[Material for this task]:
= = = = =
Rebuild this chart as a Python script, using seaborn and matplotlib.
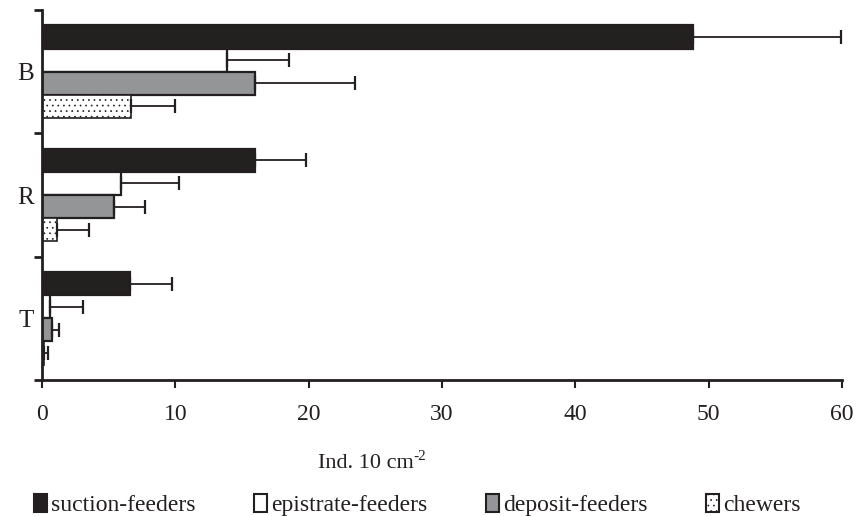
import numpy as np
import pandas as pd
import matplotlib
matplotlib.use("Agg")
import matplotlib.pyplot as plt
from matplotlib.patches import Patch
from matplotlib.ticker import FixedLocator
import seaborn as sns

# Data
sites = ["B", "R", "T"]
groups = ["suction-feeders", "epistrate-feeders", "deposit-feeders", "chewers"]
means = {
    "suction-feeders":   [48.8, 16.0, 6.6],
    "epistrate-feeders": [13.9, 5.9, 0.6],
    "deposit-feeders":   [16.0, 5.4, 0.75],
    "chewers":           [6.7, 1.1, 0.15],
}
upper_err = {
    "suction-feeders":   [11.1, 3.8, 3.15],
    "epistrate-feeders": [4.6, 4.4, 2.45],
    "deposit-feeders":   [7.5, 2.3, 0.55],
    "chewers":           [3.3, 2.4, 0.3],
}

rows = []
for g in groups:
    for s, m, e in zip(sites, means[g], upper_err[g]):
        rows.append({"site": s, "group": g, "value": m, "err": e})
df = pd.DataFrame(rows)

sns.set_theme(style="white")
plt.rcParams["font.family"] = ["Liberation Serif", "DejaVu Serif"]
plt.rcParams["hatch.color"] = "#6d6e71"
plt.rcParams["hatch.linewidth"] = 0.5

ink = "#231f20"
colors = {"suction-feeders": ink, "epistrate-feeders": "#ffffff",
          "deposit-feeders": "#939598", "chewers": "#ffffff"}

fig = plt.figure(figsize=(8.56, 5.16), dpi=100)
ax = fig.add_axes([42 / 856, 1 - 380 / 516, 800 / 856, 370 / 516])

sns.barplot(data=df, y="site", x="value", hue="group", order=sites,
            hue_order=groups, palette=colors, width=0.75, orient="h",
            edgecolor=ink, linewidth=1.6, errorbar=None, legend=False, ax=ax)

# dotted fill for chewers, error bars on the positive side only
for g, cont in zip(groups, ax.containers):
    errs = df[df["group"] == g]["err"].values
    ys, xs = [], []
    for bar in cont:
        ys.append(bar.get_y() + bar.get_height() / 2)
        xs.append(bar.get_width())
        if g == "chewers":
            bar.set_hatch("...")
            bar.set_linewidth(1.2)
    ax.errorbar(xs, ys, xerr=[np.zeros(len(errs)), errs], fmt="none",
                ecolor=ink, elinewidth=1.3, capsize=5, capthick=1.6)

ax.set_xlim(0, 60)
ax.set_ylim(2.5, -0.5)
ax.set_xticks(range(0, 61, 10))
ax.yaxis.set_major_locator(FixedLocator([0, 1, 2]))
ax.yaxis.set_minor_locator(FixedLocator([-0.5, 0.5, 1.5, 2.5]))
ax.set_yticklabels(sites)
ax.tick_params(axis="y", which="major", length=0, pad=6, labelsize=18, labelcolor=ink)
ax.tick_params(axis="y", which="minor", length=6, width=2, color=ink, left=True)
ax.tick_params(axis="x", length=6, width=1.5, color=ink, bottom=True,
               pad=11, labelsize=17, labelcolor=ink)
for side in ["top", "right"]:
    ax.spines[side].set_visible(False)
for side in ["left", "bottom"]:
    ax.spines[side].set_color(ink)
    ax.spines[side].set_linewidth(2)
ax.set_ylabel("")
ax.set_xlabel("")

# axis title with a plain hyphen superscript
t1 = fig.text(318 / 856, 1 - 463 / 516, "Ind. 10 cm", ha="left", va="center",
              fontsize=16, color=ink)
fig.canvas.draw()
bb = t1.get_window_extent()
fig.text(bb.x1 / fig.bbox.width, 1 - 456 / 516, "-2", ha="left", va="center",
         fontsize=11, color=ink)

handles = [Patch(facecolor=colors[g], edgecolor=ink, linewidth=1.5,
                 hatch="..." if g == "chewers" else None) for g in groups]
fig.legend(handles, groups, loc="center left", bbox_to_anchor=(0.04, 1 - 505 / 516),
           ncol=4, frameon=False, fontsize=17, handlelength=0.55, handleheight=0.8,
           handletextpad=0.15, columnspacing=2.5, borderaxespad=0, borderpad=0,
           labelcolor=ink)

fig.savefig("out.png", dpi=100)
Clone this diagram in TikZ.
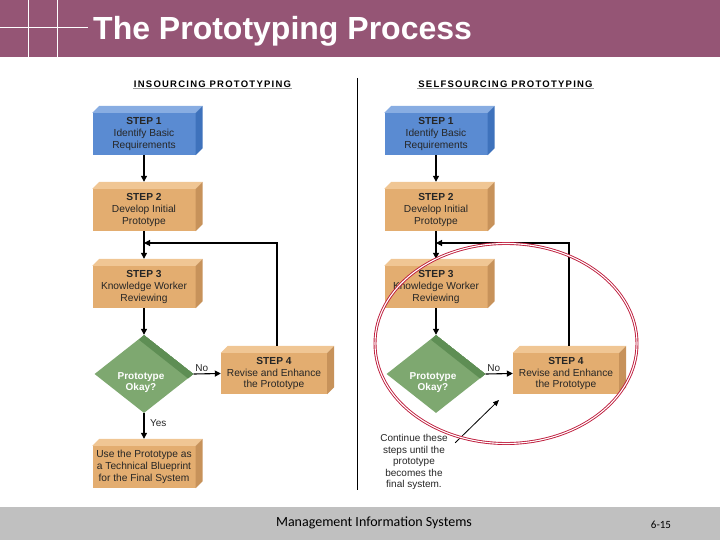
= = = = =
[Problem]: Write the listing out a second time exactly, dropping all images.

[Exercise result]:
Rebuild this chart as a Python script, using seaborn and matplotlib.
import numpy as np
import pandas as pd
import matplotlib
matplotlib.use("Agg")
import matplotlib.pyplot as plt
from matplotlib.patches import Patch
from matplotlib.ticker import FixedLocator
import seaborn as sns

# Data
sites = ["B", "R", "T"]
groups = ["suction-feeders", "epistrate-feeders", "deposit-feeders", "chewers"]
means = {
    "suction-feeders":   [48.8, 16.0, 6.6],
    "epistrate-feeders": [13.9, 5.9, 0.6],
    "deposit-feeders":   [16.0, 5.4, 0.75],
    "chewers":           [6.7, 1.1, 0.15],
}
upper_err = {
    "suction-feeders":   [11.1, 3.8, 3.15],
    "epistrate-feeders": [4.6, 4.4, 2.45],
    "deposit-feeders":   [7.5, 2.3, 0.55],
    "chewers":           [3.3, 2.4, 0.3],
}

rows = []
for g in groups:
    for s, m, e in zip(sites, means[g], upper_err[g]):
        rows.append({"site": s, "group": g, "value": m, "err": e})
df = pd.DataFrame(rows)

sns.set_theme(style="white")
plt.rcParams["font.family"] = ["Liberation Serif", "DejaVu Serif"]
plt.rcParams["hatch.color"] = "#6d6e71"
plt.rcParams["hatch.linewidth"] = 0.5

ink = "#231f20"
colors = {"suction-feeders": ink, "epistrate-feeders": "#ffffff",
          "deposit-feeders": "#939598", "chewers": "#ffffff"}

fig = plt.figure(figsize=(8.56, 5.16), dpi=100)
ax = fig.add_axes([42 / 856, 1 - 380 / 516, 800 / 856, 370 / 516])

sns.barplot(data=df, y="site", x="value", hue="group", order=sites,
            hue_order=groups, palette=colors, width=0.75, orient="h",
            edgecolor=ink, linewidth=1.6, errorbar=None, legend=False, ax=ax)

# dotted fill for chewers, error bars on the positive side only
for g, cont in zip(groups, ax.containers):
    errs = df[df["group"] == g]["err"].values
    ys, xs = [], []
    for bar in cont:
        ys.append(bar.get_y() + bar.get_height() / 2)
        xs.append(bar.get_width())
        if g == "chewers":
            bar.set_hatch("...")
            bar.set_linewidth(1.2)
    ax.errorbar(xs, ys, xerr=[np.zeros(len(errs)), errs], fmt="none",
                ecolor=ink, elinewidth=1.3, capsize=5, capthick=1.6)

ax.set_xlim(0, 60)
ax.set_ylim(2.5, -0.5)
ax.set_xticks(range(0, 61, 10))
ax.yaxis.set_major_locator(FixedLocator([0, 1, 2]))
ax.yaxis.set_minor_locator(FixedLocator([-0.5, 0.5, 1.5, 2.5]))
ax.set_yticklabels(sites)
ax.tick_params(axis="y", which="major", length=0, pad=6, labelsize=18, labelcolor=ink)
ax.tick_params(axis="y", which="minor", length=6, width=2, color=ink, left=True)
ax.tick_params(axis="x", length=6, width=1.5, color=ink, bottom=True,
               pad=11, labelsize=17, labelcolor=ink)
for side in ["top", "right"]:
    ax.spines[side].set_visible(False)
for side in ["left", "bottom"]:
    ax.spines[side].set_color(ink)
    ax.spines[side].set_linewidth(2)
ax.set_ylabel("")
ax.set_xlabel("")

# axis title with a plain hyphen superscript
t1 = fig.text(318 / 856, 1 - 463 / 516, "Ind. 10 cm", ha="left", va="center",
              fontsize=16, color=ink)
fig.canvas.draw()
bb = t1.get_window_extent()
fig.text(bb.x1 / fig.bbox.width, 1 - 456 / 516, "-2", ha="left", va="center",
         fontsize=11, color=ink)

handles = [Patch(facecolor=colors[g], edgecolor=ink, linewidth=1.5,
                 hatch="..." if g == "chewers" else None) for g in groups]
fig.legend(handles, groups, loc="center left", bbox_to_anchor=(0.04, 1 - 505 / 516),
           ncol=4, frameon=False, fontsize=17, handlelength=0.55, handleheight=0.8,
           handletextpad=0.15, columnspacing=2.5, borderaxespad=0, borderpad=0,
           labelcolor=ink)

fig.savefig("out.png", dpi=100)
Clone this diagram in TikZ.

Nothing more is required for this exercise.